In the group of people found to be struggling, 54 per cent of women compared to 33 per cent men said they were missing meeting friends outside. And more women also said they were worn out by the pandemic compared with men (47 per cent vs 33 per cent).
Of the men struggling with the second lockdown, 27 per cent cited boredom was the reason, while only 19 per cent of women listed this as their reason for finding the restrictions challenging.
“It’s important to remember that women found the first lockdown harder than men. And we see now that those who say they’re struggling more with being worn down by the crisis are also disproportionately women,” explained Ipsos MORI spokesperson Kelly Beaver.
In the study, conducted with 2,244 UK residents aged between 16-75, the majority of people coped with lockdown two fine.
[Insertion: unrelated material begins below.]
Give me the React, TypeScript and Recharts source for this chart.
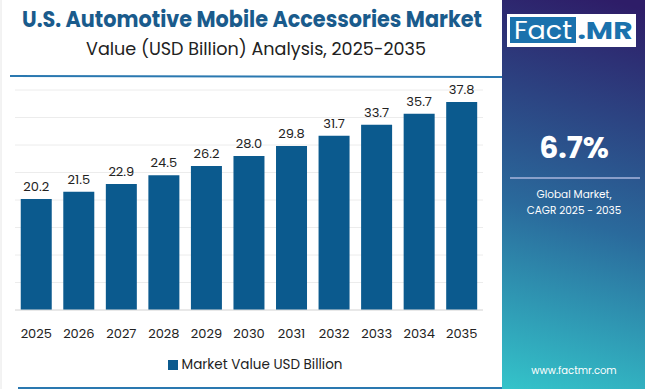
import { BarChart, Bar, XAxis, YAxis, CartesianGrid, Legend, LabelList } from "recharts";

const years = ["2025", "2026", "2027", "2028", "2029", "2030", "2031", "2032", "2033", "2034", "2035"];
const marketValue = [20.2, 21.5, 22.9, 24.5, 26.2, 28.0, 29.8, 31.7, 33.7, 35.7, 37.8];
const yTicks = [0, 5, 10, 15, 20, 25, 30, 35, 40];

const data = years.map((year, i) => ({ year, value: marketValue[i] }));

const FONT = "Poppins, 'Open Sans', 'DejaVu Sans', sans-serif";
const BAR_COLOR = "#0b5a8e";

export default function App() {
  return (
    <div style={{ position: "absolute", left: 0, top: 0, width: 650, height: 389, background: "#fff", fontFamily: FONT }}>
      <svg width={650} height={389} style={{ position: "absolute", left: 0, top: 0 }}>
        <defs>
          <linearGradient id="panel" gradientUnits="userSpaceOnUse" x1={502} y1={389} x2={610} y2={0}>
            <stop offset="0" stopColor="#34c4ca" />
            <stop offset="0.45" stopColor="#2a6a9c" />
            <stop offset="1" stopColor="#2e1d68" />
          </linearGradient>
        </defs>
        <rect x={0} y={0} width={502} height={389} fill="#fff" />
        <line x1={1} y1={0} x2={1} y2={389} stroke="#e6e6e6" />
        <text x={252} y={27} textAnchor="middle" fontSize={22} fontWeight={700} fill="#1a5b8c" textLength={460} lengthAdjust="spacingAndGlyphs">
          U.S. Automotive Mobile Accessories Market
        </text>
        <text x={256} y={55} textAnchor="middle" fontSize={17} fill="#222" textLength={340} lengthAdjust="spacingAndGlyphs">
          Value (USD Billion) Analysis, 2025-2035
        </text>
        <line x1={10} y1={76} x2={502} y2={77} stroke="#2a78b0" strokeWidth={2} />
        <line x1={18} y1={388} x2={502} y2={388} stroke="#2a78b0" strokeWidth={2} />

        <rect x={502} y={0} width={143} height={389} fill="url(#panel)" />
        <rect x={507} y={14} width={129} height={33} fill="#fff" />
        <rect x={510} y={17} width={66} height={26} fill="#1b72ad" />
        <text x={543} y={39} textAnchor="middle" fontSize={25} fill="#fff" textLength={58} lengthAdjust="spacingAndGlyphs">Fact</text>
        <text x={605} y={39} textAnchor="middle" fontSize={25} fontWeight={700} fill="#1b72ad" textLength={55} lengthAdjust="spacingAndGlyphs">.MR</text>
        <text x={574} y={158} textAnchor="middle" fontSize={30} fontWeight={700} fill="#fff">6.7%</text>
        <line x1={510} y1={178} x2={640} y2={178} stroke="#aab6dd" strokeWidth={1.5} />
        <text x={574} y={198} textAnchor="middle" fontSize={10.5} fill="#fff">Global Market,</text>
        <text x={574} y={214} textAnchor="middle" fontSize={10.5} fill="#fff">CAGR 2025 - 2035</text>
        <text x={574} y={374} textAnchor="middle" fontSize={10} fill="#fff">www.factmr.com</text>
      </svg>

      <div style={{ position: "absolute", left: 0, top: 0 }}>
        <BarChart
          width={500}
          height={389}
          data={data}
          margin={{ top: 90, right: 17, left: 15, bottom: 13 }}
          barCategoryGap="13.5%"
        >
          <CartesianGrid vertical={false} stroke="#ececec" />
          <YAxis hide domain={[0, 40]} ticks={yTicks} />
          <XAxis
            dataKey="year"
            tickLine={false}
            axisLine={{ stroke: "#dcdcdc" }}
            tick={{ fontSize: 13, fill: "#222", fontFamily: FONT }}
            tickMargin={13}
            height={41}
          />
          <Legend
            verticalAlign="bottom"
            iconType="square"
            iconSize={10}
            wrapperStyle={{ paddingLeft: 11 }}
            formatter={(v) => <span style={{ color: "#222", fontSize: 13.5, fontFamily: FONT }}>{v}</span>}
          />
          <Bar dataKey="value" name="Market Value USD Billion" fill={BAR_COLOR} isAnimationActive={false}>
            <LabelList dataKey="value" position="top" offset={8} fill="#222" fontSize={13} fontFamily={FONT} formatter={(v: number) => v.toFixed(1)} />
          </Bar>
        </BarChart>
      </div>
    </div>
  );
}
Twenty four per cent of those asked said they found it easier to follow government restrictions this time around, while 48 per cent of people managed the same as in the first lockdown.
The majority of respondents in the survey said they were still being vigilant during the pandemic.
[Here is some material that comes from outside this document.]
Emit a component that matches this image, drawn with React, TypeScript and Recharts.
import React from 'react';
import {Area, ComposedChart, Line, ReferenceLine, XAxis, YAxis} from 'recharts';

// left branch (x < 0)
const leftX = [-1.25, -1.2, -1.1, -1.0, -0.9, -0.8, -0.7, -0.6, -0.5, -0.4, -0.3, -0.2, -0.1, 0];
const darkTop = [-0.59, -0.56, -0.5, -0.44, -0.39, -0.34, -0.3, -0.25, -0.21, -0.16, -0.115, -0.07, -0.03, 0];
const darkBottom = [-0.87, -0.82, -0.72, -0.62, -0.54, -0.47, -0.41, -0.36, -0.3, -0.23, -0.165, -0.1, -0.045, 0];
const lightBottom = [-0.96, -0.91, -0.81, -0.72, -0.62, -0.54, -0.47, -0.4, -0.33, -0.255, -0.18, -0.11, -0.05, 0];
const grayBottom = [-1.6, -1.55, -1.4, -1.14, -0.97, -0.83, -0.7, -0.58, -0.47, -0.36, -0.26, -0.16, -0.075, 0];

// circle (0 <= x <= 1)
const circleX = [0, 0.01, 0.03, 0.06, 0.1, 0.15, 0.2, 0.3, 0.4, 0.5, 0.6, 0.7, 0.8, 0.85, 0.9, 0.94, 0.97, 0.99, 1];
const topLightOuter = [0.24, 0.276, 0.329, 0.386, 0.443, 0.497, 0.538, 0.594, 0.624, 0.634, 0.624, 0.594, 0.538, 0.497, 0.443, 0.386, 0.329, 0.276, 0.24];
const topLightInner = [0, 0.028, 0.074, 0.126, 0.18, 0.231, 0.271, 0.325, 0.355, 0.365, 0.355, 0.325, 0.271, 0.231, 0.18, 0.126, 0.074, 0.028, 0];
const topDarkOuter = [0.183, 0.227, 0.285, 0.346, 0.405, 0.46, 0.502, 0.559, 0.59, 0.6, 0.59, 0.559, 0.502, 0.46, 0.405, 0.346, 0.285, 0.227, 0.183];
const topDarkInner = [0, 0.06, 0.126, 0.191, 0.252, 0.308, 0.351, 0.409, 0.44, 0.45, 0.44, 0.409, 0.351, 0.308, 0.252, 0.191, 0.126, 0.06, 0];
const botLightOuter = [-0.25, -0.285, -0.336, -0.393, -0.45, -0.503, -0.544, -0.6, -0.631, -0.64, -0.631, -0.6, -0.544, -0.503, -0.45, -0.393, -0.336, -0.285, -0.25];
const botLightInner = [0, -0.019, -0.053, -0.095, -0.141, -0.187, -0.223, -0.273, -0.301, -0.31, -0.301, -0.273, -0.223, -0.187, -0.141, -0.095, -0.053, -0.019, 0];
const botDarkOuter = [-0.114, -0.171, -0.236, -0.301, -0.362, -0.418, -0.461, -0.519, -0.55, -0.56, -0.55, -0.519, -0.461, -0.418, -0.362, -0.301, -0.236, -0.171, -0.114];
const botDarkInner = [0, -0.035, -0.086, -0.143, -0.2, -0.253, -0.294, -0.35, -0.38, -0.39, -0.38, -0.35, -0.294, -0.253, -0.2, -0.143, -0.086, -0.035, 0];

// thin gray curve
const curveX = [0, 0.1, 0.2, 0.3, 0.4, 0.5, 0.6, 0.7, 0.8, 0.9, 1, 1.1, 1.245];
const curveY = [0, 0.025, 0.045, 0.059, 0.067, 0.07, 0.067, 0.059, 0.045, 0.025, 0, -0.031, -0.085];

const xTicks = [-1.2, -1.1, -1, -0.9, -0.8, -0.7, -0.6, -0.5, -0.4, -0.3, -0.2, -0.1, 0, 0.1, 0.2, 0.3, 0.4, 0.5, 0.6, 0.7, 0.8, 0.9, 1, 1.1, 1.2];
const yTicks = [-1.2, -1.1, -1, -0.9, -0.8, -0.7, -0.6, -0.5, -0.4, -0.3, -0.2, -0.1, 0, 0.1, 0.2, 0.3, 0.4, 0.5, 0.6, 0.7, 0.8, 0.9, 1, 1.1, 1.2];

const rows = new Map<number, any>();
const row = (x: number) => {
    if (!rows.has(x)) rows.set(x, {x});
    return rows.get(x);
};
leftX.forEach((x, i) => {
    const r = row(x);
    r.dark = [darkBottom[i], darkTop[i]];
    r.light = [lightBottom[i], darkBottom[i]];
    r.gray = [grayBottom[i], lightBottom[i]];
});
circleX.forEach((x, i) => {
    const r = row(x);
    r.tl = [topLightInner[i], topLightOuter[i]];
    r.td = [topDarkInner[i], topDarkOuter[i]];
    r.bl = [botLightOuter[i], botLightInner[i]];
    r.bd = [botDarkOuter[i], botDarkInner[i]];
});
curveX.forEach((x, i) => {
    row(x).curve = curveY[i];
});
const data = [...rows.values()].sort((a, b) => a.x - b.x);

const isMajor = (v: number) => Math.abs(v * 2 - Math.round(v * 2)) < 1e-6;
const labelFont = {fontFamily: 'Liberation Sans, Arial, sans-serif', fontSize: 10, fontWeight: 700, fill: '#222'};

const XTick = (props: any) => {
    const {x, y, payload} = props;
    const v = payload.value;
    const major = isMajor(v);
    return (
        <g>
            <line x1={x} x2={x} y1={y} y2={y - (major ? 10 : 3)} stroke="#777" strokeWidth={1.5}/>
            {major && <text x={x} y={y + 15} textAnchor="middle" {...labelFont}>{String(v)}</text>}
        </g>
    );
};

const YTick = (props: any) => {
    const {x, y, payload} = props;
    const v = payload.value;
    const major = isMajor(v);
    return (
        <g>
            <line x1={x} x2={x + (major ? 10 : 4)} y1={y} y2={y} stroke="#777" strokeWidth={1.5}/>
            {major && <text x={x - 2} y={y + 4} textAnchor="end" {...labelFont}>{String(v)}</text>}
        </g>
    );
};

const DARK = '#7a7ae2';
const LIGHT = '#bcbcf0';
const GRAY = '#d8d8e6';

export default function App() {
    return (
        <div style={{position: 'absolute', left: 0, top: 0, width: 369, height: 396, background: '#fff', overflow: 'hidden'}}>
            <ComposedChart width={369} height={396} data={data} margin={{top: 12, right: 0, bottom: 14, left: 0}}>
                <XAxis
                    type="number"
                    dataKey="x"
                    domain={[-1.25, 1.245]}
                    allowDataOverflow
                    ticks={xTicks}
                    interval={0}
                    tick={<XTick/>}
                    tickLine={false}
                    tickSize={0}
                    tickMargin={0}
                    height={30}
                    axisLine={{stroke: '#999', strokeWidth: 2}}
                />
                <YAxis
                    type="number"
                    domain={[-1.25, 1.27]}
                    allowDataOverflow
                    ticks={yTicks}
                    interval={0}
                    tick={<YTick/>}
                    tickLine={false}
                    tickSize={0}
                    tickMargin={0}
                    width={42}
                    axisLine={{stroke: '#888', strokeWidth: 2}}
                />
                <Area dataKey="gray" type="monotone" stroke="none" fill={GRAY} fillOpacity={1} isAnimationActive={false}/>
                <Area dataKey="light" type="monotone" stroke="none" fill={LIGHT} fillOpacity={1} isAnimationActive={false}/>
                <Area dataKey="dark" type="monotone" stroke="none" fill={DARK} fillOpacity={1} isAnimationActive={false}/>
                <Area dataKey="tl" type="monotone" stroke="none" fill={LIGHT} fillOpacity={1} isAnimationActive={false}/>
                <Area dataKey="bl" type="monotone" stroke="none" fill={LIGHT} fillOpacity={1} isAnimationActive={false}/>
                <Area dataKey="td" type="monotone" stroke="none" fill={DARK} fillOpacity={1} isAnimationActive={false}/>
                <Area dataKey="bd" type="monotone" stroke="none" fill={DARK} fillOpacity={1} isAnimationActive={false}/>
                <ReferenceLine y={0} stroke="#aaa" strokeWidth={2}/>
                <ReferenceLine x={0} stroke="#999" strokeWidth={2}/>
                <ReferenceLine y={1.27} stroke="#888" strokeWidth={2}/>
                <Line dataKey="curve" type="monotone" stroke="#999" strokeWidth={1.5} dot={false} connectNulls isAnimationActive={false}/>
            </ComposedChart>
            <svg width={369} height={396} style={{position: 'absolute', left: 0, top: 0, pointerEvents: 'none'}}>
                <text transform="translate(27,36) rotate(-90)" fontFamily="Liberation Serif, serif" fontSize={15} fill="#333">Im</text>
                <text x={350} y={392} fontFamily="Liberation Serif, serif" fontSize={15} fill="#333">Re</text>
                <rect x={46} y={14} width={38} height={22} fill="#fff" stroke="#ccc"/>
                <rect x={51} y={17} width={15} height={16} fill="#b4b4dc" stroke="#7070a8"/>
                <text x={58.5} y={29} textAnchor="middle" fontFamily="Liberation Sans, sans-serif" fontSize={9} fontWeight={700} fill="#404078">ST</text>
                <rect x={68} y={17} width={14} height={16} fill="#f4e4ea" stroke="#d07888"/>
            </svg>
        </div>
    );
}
Sixteen per cent of people interviewed said they saw no point in sticking to the government’s rules anymore. Meanwhile, 14 per cent felt pressured by their loved ones to break the rules
Factors listed as making it harder to follow government guidelines included seasonal weather, getting tired of regulations and the belief that restrictions were not fairly imposed. People surveyed also stated that their trust in the government had wained.
"Social isolation and a feeling of being worn out by the crisis are drivers of this, but so too is the official response to the pandemic," said professor Bobby Duffy, director of Kings College’s policy institute.
Three in 10 (31 per cent) of people surveyed have felt anxiety over whether they’re properly obeying lockdown rules, and 16 per cent of people said they had broken restrictions due to not understanding them – but this figure jumped up to 29 per cent among 16-34-year-olds.
As we end the second lockdown and move into the tier system, it’s vital that the government communicates clearly, explained Duffy. "As we come out of this national lockdown and enter a new tiered system, the government must rebuild confidence in its approach and clearly communicate what it is doing and why."
The Ipsos MORI and King’s College survey was carried out online between 20 and 24 November 2020.